8. Northwestern Rower Dies During Practice

Practicing in April’s recently unfrozen waters, the Northwestern University crew club tragically lost a member after he fell out of the boat he was helping to row and disappeared. His body was later recovered in the North Shore Channel in suburban Chicago. Two teammates who attempted to rescue Mohammed Ramzan were treated for possible exposure.

7. Baylor Produces Text Evidence; Briles Drops Libel Suit

To say these are trying times for Baylor University would be the understatement of the decade. In February 2017, seven university officials filed a lawsuit accusing former head football coach Art Briles and members of the athletics administration of covering up multiple cases of misconduct within the football program. The lawsuit, filed a day after Briles dropped a libel suit against the school, sited text messages dating back to 2011 proving Briles had knowledge of the misconduct.

6. Study: One-Sport Specialization Leads to Injury

We reported in January on a University of Wisconsin study released the previous month by the National Federation of State High School Associations that added some hard numbers to an open secret — sports specialization is not healthy. Of 1,544 athletes studied, 41 percent of females and 28 percent of males were found to specialize in one sport, and in so doing those athletes were found to be 70 percent more likely to sustain lower-extremity injuries.

5. Update: Oregon Suspends Coach Over Rhabdo Episode

The health risks of workout intensity reared their head again in January, as a strength and conditioning session held after the semester break at the University of Oregon sent three football players to the hospital with symptoms of rhadomyolysis. The Ducks’ football strength and conditioning coach was subsequently suspended for one month.

4. Lawsuit May Follow High School Players’ Racist Photo

Race in America was among the most volatile news topics of 2017, in turn touching nearly every level of sport. The high school football season had just started for Creston/Orient-Macksburg in Iowa when a photo emerged on social media of five players dressed in white hoods posing with a burning cross and a confederate flag, prompting the players’ dismissal from the team.

3. Denver Police Investigate Cheer Coaches at East High

Among the most troubling items of the past year came to our attention in August, when an anonymous video showed a freshman cheerleader at Denver’s East High School being forced into a splits position by coach Ozell Williams as teammates held her arms. A visibly distressed Ally Wakefield can be heard in the video pleading, “Please, stop!” nine times. Backlash from parents led to the suspension of Williams and four others, including the school’s principal, as an investigation ensued.

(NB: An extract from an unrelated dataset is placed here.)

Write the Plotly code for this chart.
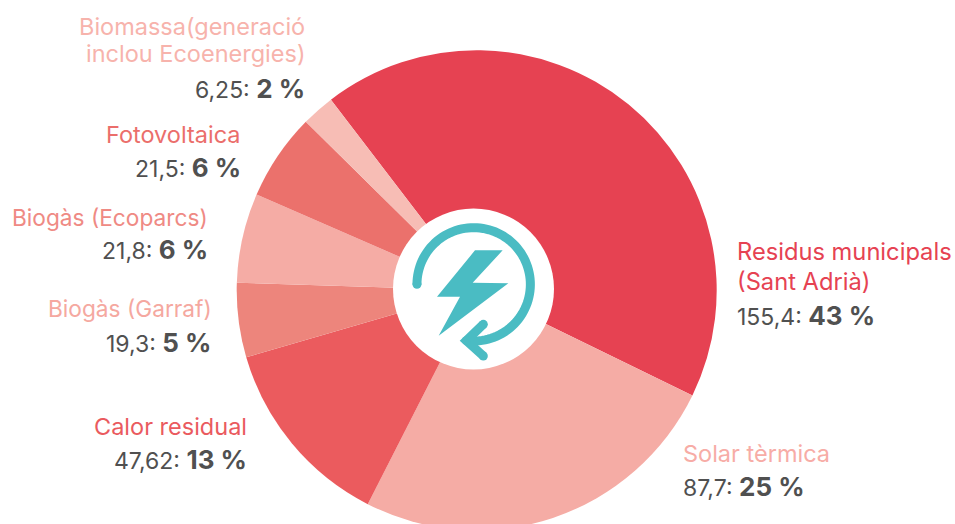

2. Former Baseball Player Sues Coach for Benching Him

Parents can be overprotective, too, as evidenced by a different story that came to light in August. A former Los Altos (Calif.) High School student-athlete and his parents filed a $150,000 lawsuit against the school district and its head baseball coach Gabriel Lopez, alleging that the coach’s decision to not play Robbie Lopez, a three-year starter prior to Lopez’s arrival, during his senior season displayed a “pattern of harassment and bullying” and intentional “abuse of the coach’s discretion.”

1. NCAA’s 30 Percent Protein Calorie Rule Deregulated

Rule No. 16.5.2 proved the most popular topic of 2017. What’s Rule No. 16.5.2, you ask? It’s how the NCAA had regulated what percentage of calories from protein (in this case, no more than 30 percent) student-athletes were permitted to consume through dietary supplements. That is until January, when the association’s committee on Competitive Safeguards and Medical Aspects successfully proposed that institutions be permitted to provide student-athletes with additional calories and electrolytes in the form of permissible “carbohydrate/electrolyte drinks, energy bars, carbohydrate boosters, protein, and vitamins and minerals.” Such deregulation is regarded as a major victory by the Collegiate and Professional Sports Dietitians Association, which provided the NCAA with research on the importance of proper student-athlete nutrition.